Begin with the first line and repeat exactly through the line containing "plt.rcParams['mathtext.default'] = 'regular'"; leave every image out.

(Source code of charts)

[start]

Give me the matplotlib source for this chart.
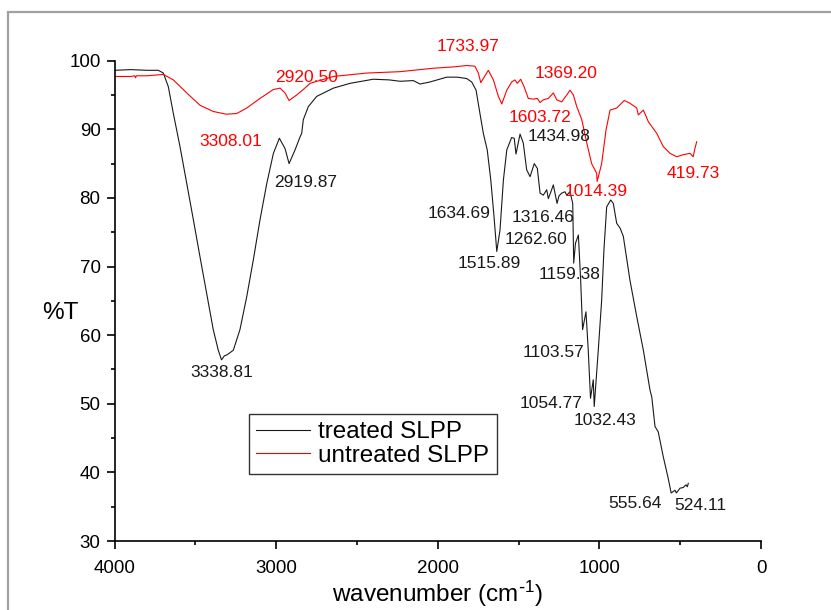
import numpy as np
import matplotlib
matplotlib.use("Agg")
import matplotlib.pyplot as plt
from matplotlib.patches import Rectangle
from matplotlib.ticker import MultipleLocator

plt.rcParams['font.family'] = ['Liberation Sans', 'DejaVu Sans']
plt.rcParams['mathtext.default'] = 'regular'

# treated SLPP (black)
treated_wn = [4000, 3900, 3800, 3729, 3698, 3667, 3636, 3595, 3553, 3512, 3471, 3430,
              3389, 3358, 3338, 3320, 3306, 3265, 3224, 3182, 3141, 3100, 3058, 3017,
              2980, 2945, 2920, 2883, 2852, 2842, 2832, 2801, 2749, 2646, 2543, 2399,
              2300, 2233, 2151, 2110, 2048, 1945, 1880, 1821, 1790, 1763, 1739, 1718,
              1694, 1672, 1652, 1635, 1615, 1594, 1573, 1543, 1527, 1516, 1491, 1471,
              1450, 1429, 1403, 1384, 1367, 1347, 1326, 1316, 1300, 1285, 1262, 1250,
              1233, 1213, 1202, 1182, 1165, 1159, 1148, 1130, 1116, 1104, 1083, 1069,
              1055, 1038, 1032, 1007, 986, 972, 955, 930, 914, 893, 872, 852, 811,
              769, 728, 687, 676, 656, 636, 605, 574, 556, 532, 524, 501, 481, 464,
              456, 450]
treated_T = [98.6, 98.7, 98.6, 98.6, 98.2, 96.2, 92.3, 87.5, 82.1, 76.8, 71.4, 66.1,
             60.8, 57.8, 56.4, 57.0, 57.1, 57.8, 60.8, 65.6, 71.0, 76.8, 82.1, 86.5,
             88.7, 87.2, 85.0, 87.0, 88.9, 89.4, 91.4, 93.3, 94.8, 96.0, 96.7, 97.3,
             97.2, 97.0, 97.1, 96.6, 96.9, 97.6, 97.6, 97.4, 96.9, 95.7, 92.3, 89.4,
             87.0, 82.6, 77.3, 72.2, 75.3, 82.6, 87.0, 88.8, 88.7, 86.4, 89.3, 88.0,
             84.1, 83.1, 85.0, 84.3, 80.7, 80.4, 81.2, 79.9, 80.9, 81.9, 79.2, 80.3,
             80.7, 80.9, 80.4, 80.9, 79.2, 70.5, 73.4, 74.6, 68.0, 60.8, 63.4, 57.8,
             50.8, 53.5, 49.6, 57.8, 65.1, 72.4, 78.7, 79.7, 79.2, 76.3, 75.6, 74.4,
             68.0, 62.7, 57.8, 52.0, 51.0, 46.7, 45.9, 42.3, 39.1, 37.0, 37.4, 37.0,
             37.7, 37.8, 38.2, 37.9, 38.4]

# untreated SLPP (red)
untreated_wn = [4000, 3900, 3875, 3870, 3865, 3800, 3698, 3636, 3553, 3471, 3389, 3308,
                3244, 3182, 3100, 3017, 2976, 2945, 2920, 2873, 2832, 2790, 2646, 2440,
                2234, 2028, 1900, 1821, 1770, 1749, 1734, 1687, 1656, 1625, 1604, 1573,
                1543, 1522, 1508, 1487, 1466, 1440, 1409, 1384, 1367, 1347, 1316, 1285,
                1264, 1233, 1202, 1182, 1161, 1140, 1109, 1078, 1048, 1017, 1014, 986,
                959, 934, 893, 846, 811, 769, 759, 728, 697, 645, 605, 563, 522, 481,
                439, 420, 409, 398]
untreated_T = [97.7, 97.7, 97.8, 97.5, 97.8, 97.8, 98.0, 97.2, 95.3, 93.5, 92.6, 92.2,
               92.3, 93.1, 94.5, 95.8, 96.0, 95.3, 94.2, 95.0, 95.8, 96.7, 97.7, 98.2,
               98.4, 98.9, 99.1, 99.3, 99.2, 98.2, 96.8, 98.6, 97.2, 94.8, 93.7, 95.7,
               96.9, 97.2, 96.7, 97.3, 96.2, 94.5, 94.4, 94.5, 93.9, 94.3, 94.5, 95.3,
               94.3, 94.0, 95.0, 95.7, 95.0, 93.3, 91.4, 88.0, 85.0, 83.6, 82.4, 85.0,
               89.9, 92.8, 93.1, 94.2, 93.8, 93.1, 92.1, 92.8, 91.1, 89.4, 87.5, 86.5,
               86.0, 86.3, 86.5, 86.0, 87.2, 88.2]

# peak labels: text, x, y (label placement)
red_labels = [("1733.97", 1813, 102.0), ("2920.50", 2809, 97.6), ("3308.01", 3278, 88.2),
              ("1369.20", 1206, 98.2), ("1603.72", 1367, 91.7), ("1014.39", 1021, 80.9),
              ("419.73", 420, 83.5)]
black_labels = [("2919.87", 2815, 82.2), ("3338.81", 3335, 54.5), ("1434.98", 1249, 88.9),
                ("1634.69", 1868, 77.8), ("1316.46", 1348, 77.2), ("1262.60", 1392, 73.9),
                ("1515.89", 1683, 70.5), ("1159.38", 1182, 68.8), ("1103.57", 1287, 57.5),
                ("1054.77", 1300, 50.0), ("1032.43", 965, 47.6), ("555.64", 780, 35.5),
                ("524.11", 378, 35.2)]

fig = plt.figure(figsize=(8.31, 6.10), dpi=100)
ax = fig.add_axes([0.1378, 0.1131, 0.778, 0.7874])

ax.plot(treated_wn, treated_T, color='#1a1a1a', lw=0.8, label='treated SLPP')
ax.plot(untreated_wn, untreated_T, color='#ff0000', lw=0.8, label='untreated SLPP')

for txt, x, y in red_labels:
    ax.text(x, y, txt, color='#ff0000', fontsize=12.5, ha='center', va='center', clip_on=False)
for txt, x, y in black_labels:
    ax.text(x, y, txt, color='#1a1a1a', fontsize=12.5, ha='center', va='center', clip_on=False)

ax.set_xlim(4000, 0)
ax.set_ylim(30, 100)
ax.xaxis.set_major_locator(MultipleLocator(1000))
ax.xaxis.set_minor_locator(MultipleLocator(500))
ax.yaxis.set_major_locator(MultipleLocator(10))
ax.yaxis.set_minor_locator(MultipleLocator(5))
ax.tick_params(which='major', direction='out', length=6, width=1.2, labelsize=13.5, pad=4)
ax.tick_params(which='minor', direction='out', length=3, width=1.2)
ax.tick_params(axis='x', which='major', pad=8)
for s in ['top', 'right']:
    ax.spines[s].set_visible(False)
for s in ['left', 'bottom']:
    ax.spines[s].set_linewidth(1.2)

ax.set_xlabel(r'wavenumber (cm$^{\text{-}1}$)', fontsize=17.5, labelpad=1)
ax.set_ylabel('%T', fontsize=17.5, rotation=0, ha='center', va='center')
ax.yaxis.set_label_coords(-0.084, 0.475)

leg = ax.legend(loc='upper left', bbox_to_anchor=(0.208, 0.2644), borderaxespad=0,
                fontsize=17.5, fancybox=False, framealpha=1, edgecolor='#333333',
                borderpad=0.3, labelspacing=0.05, handlelength=2.2, handletextpad=0.35)
leg.get_frame().set_linewidth(1.0)

fig.patches.append(Rectangle((0.0096, -0.05), 1.1, 0.9803 + 0.05, transform=fig.transFigure,
                             fill=False, edgecolor='#a0a0a0', lw=1.6, clip_on=False))

fig.savefig('out.png', dpi=100)
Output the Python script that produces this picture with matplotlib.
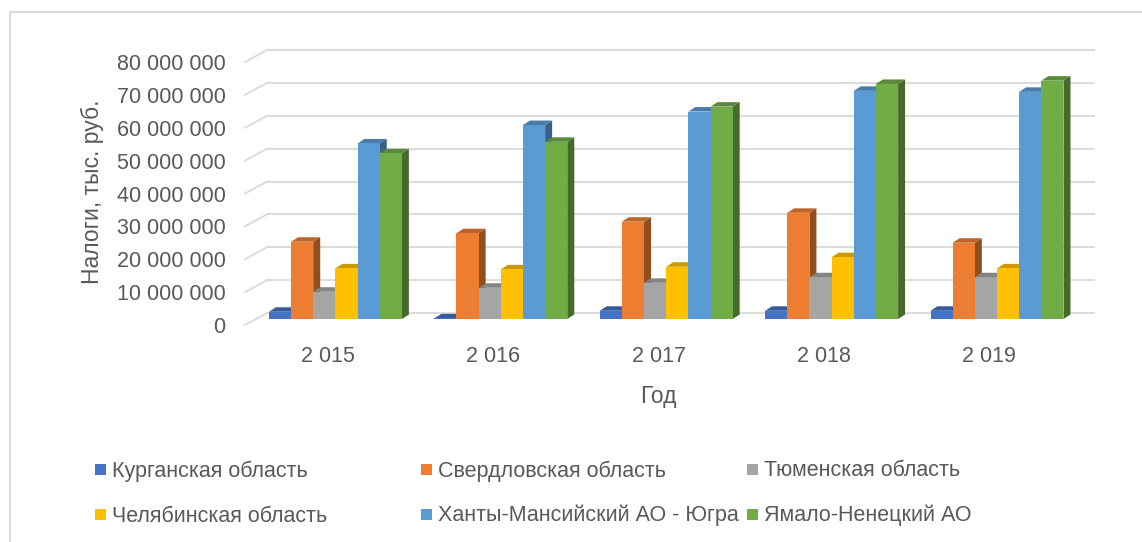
import matplotlib
matplotlib.use('Agg')
import matplotlib.pyplot as plt
from matplotlib.patches import Polygon, Rectangle
from matplotlib.lines import Line2D
from matplotlib.colors import to_rgb
import numpy as np

plt.rcParams['font.family'] = ['Liberation Sans', 'DejaVu Sans']

# Data (тыс. руб.)
years = ['2 015', '2 016', '2 017', '2 018', '2 019']
regions = ['Курганская область', 'Свердловская область', 'Тюменская область',
           'Челябинская область', 'Ханты-Мансийский АО - Югра', 'Ямало-Ненецкий АО']
kurgan = [2.2e6, 0.2e6, 2.5e6, 2.5e6, 2.5e6]
sverdlovsk = [23.5e6, 26.1e6, 29.6e6, 32.3e6, 23.2e6]
tyumen = [8.3e6, 9.5e6, 11.0e6, 12.7e6, 12.7e6]
chelyabinsk = [15.4e6, 15.1e6, 15.9e6, 18.8e6, 15.4e6]
khmao = [53.4e6, 59.0e6, 63.1e6, 69.4e6, 69.1e6]
yanao = [50.4e6, 53.9e6, 64.6e6, 71.5e6, 72.5e6]
series = [kurgan, sverdlovsk, tyumen, chelyabinsk, khmao, yanao]
colors = ['#4472C4', '#ED7D31', '#A5A5A5', '#FFC000', '#5B9BD5', '#70AD47']
yticks = np.arange(0, 80e6 + 1, 10e6)

W, H = 1142, 542
fig = plt.figure(figsize=(W / 100, H / 100), dpi=100)
fig.patch.set_facecolor('white')

# pixel geometry of the pseudo-3D plot area
px_per_cat = 165.4
px_per_val = 263 / 80e6
dxh = 11 / px_per_cat      # half wall depth, x
dyh = 6 / px_per_val       # half wall depth, y
bdx = 7 / px_per_cat       # bar depth, x
bdy = 4.5 / px_per_val     # bar depth, y
bw = 0.134                 # bar width
shift = -0.02

x0_px, x1_px = 245, 1094
y0_px, y1_px = 325, 50
ax = fig.add_axes([x0_px / W, 1 - y0_px / H, (x1_px - x0_px) / W, (y0_px - y1_px) / H])
ax.set_xlim(-0.5 - dxh, 4.5 + dxh)
ax.set_ylim(-dyh, 80e6 + dyh)
for s in ax.spines.values():
    s.set_visible(False)
ax.tick_params(length=0, colors='#595959')

# gridlines (back wall + left diagonal)
grid_c = '#d9d9d9'
for v in yticks:
    ax.plot([-0.5 + dxh, 4.5 + dxh], [v + dyh, v + dyh], color=grid_c, lw=1.3,
            zorder=1, clip_on=False)
    ax.plot([-0.5 - dxh, -0.5 + dxh], [v - dyh, v + dyh], color=grid_c, lw=1.3,
            zorder=1, clip_on=False)

ax.set_yticks(yticks - dyh)
ax.set_yticklabels([f'{v:,.0f}'.replace(',', ' ') for v in yticks], fontsize=15.5)
ax.tick_params(axis='y', pad=14)
ax.set_xticks(np.arange(len(years)) - dxh)
ax.set_xticklabels(years, fontsize=15.5)
ax.tick_params(axis='x', pad=15)


def shade(c, f):
    r, g, b = to_rgb(c)
    return (r * f, g * f, b * f)


z = 2
for i in range(len(years)):
    for j, (vals, c) in enumerate(zip(series, colors)):
        v = vals[i]
        xl = i + shift + (j - 3) * bw
        xr = xl + bw
        ax.add_patch(Polygon([(xr, 0), (xr + bdx, bdy), (xr + bdx, v + bdy), (xr, v)],
                             closed=True, facecolor=shade(c, 0.62), edgecolor='none', zorder=z))
        ax.add_patch(Polygon([(xl, v), (xr, v), (xr + bdx, v + bdy), (xl + bdx, v + bdy)],
                             closed=True, facecolor=shade(c, 0.8), edgecolor='none', zorder=z))
        ax.bar(xl, v, width=bw, align='edge', color=c, edgecolor='none', zorder=z + 0.5)
        z += 1

# axis titles
fig.text(92 / W, 1 - 192 / H, 'Налоги, тыс. руб.', rotation=90, ha='center', va='center',
         fontsize=16.5, color='#595959')
fig.text(658 / W, 1 - 396 / H, 'Год', ha='center', va='center', fontsize=16.5, color='#595959')

# legend
for k, (name, c) in enumerate(zip(regions, colors)):
    col, row = k % 3, k // 3
    mx = 95 + 326 * col
    my = 469 + 45 * row
    fig.patches.append(Rectangle((mx / W, 1 - (my + 6) / H), 11 / W, 11 / H,
                                 transform=fig.transFigure, facecolor=c, edgecolor='none'))
    fig.text((mx + 17) / W, 1 - (my + 7.5) / H, name, ha='left', va='baseline',
             fontsize=15.5, color='#595959')

# chart border (top and left visible)
fig.lines.append(Line2D([10 / W, 10 / W], [0, 1 - 12 / H], transform=fig.transFigure,
                        color='#d9d9d9', lw=1.5))
fig.lines.append(Line2D([10 / W, 1], [1 - 12 / H, 1 - 12 / H], transform=fig.transFigure,
                        color='#d9d9d9', lw=1.5))

fig.savefig('out.png', dpi=100, facecolor='white')
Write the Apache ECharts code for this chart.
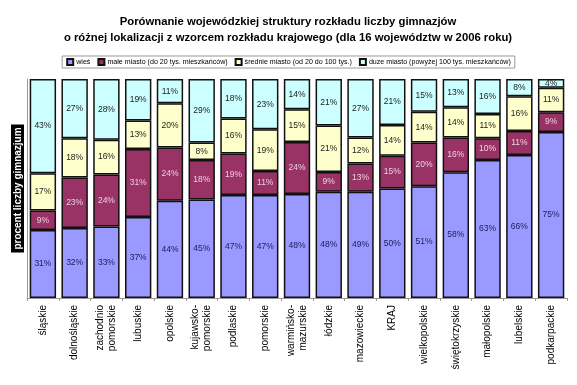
<!DOCTYPE html>
<html><head><meta charset="utf-8">
<script src="https://cdn.jsdelivr.net/npm/echarts@6/dist/echarts.min.js"></script>
<style>html,body{margin:0;padding:0;background:#fff}#c{width:577px;height:385px}</style>
</head><body><div id="c"></div>
<script>
const categories = ['śląskie','dolnośląskie','zachodnio\npomorskie','lubuskie','opolskie','kujawsko-\npomorskie','podlaskie','pomorskie','warmińsko-\nmazurskie','łódzkie','mazowieckie','KRAJ','wielkopolskie','świętokrzyskie','małopolskie','lubelskie','podkarpackie'];
const wies   = [31,32,33,37,44,45,47,47,48,48,49,50,51,58,63,66,75];
const male   = [9,23,24,31,24,18,19,11,24,9,13,15,20,16,10,11,9];
const srednie= [17,18,16,13,20,8,16,19,15,21,12,14,14,14,11,16,11];
const duze   = [43,27,28,19,11,29,18,23,14,21,27,21,15,13,16,8,4];
const seriesNames = ['wieś','małe miasto (do 20 tys. mieszkańców)','średnie miasto (od 20 do 100 tys.)','duze miasto (powyżej 100 tys. mieszkańców)'];
const colors = ['#9999FF','#993366','#FFFFCC','#CCFFFF'];
const labelColors = ['#202060','#eccfe0','#222222','#222222'];
const all = [wies, male, srednie, duze];
const totals = categories.map((_, i) => all.reduce((s, a) => s + a[i], 0));
const FONT = '"Liberation Sans", Arial';

const chart = echarts.init(document.getElementById('c'));
chart.setOption({
  backgroundColor: '#fff',
  animation: false,
  title: {
    text: 'Porównanie wojewódzkiej struktury rozkładu liczby gimnazjów\no różnej lokalizacji z wzorcem rozkładu krajowego (dla 16 województw w 2006 roku)',
    left: 283, top: 9, textAlign: 'center',
    textStyle: {fontFamily: FONT, fontSize: 11.3, fontWeight: 'bold', color: '#000', lineHeight: 16}
  },
  legend: {
    top: 56, left: 'center', icon: 'rect',
    itemWidth: 6, itemHeight: 6, itemGap: 7,
    padding: [2, 4], borderColor: '#999', borderWidth: 1,
    textStyle: {fontFamily: FONT, fontSize: 7.1, color: '#000', padding: [0, 0, 0, -2]},
    data: seriesNames
  },
  grid: {left: 27, right: 10, top: 79, bottom: 87},
  xAxis: {
    type: 'category', data: categories,
    axisLine: {lineStyle: {color: '#999'}},
    axisTick: {show: true, length: 3, lineStyle: {color: '#999'}},
    axisLabel: {rotate: 90, interval: 0, margin: 7, fontFamily: FONT, fontSize: 10, color: '#000', lineHeight: 12}
  },
  yAxis: {
    type: 'value', min: 0, max: 100,
    name: 'procent liczby gimnazjum', nameLocation: 'middle', nameGap: 3, nameRotate: 90,
    nameTextStyle: {color: '#fff', backgroundColor: '#000', fontFamily: FONT, fontSize: 10, fontWeight: 'bold', padding: [2, 3, 1, 3]},
    axisLine: {show: true, lineStyle: {color: '#999'}},
    axisTick: {show: false}, axisLabel: {show: false}, splitLine: {show: false}
  },
  series: all.map((arr, k) => ({
    name: seriesNames[k], type: 'bar', stack: 'a', barCategoryGap: '17%',
    data: arr.map((v, i) => ({value: v * 100 / totals[i], raw: v})),
    itemStyle: {color: colors[k], borderColor: '#111', borderWidth: 1.5},
    label: {show: true, position: 'inside', fontFamily: FONT, fontSize: 8.5, color: labelColors[k],
      formatter: p => p.data.raw + '%'}
  }))
});
</script></body></html>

[end]

▶ _The output_:
Give me the matplotlib source for this chart.
import numpy as np
import matplotlib
matplotlib.use("Agg")
import matplotlib.pyplot as plt
from matplotlib.patches import Rectangle
from matplotlib.ticker import MultipleLocator

plt.rcParams['font.family'] = ['Liberation Sans', 'DejaVu Sans']
plt.rcParams['mathtext.default'] = 'regular'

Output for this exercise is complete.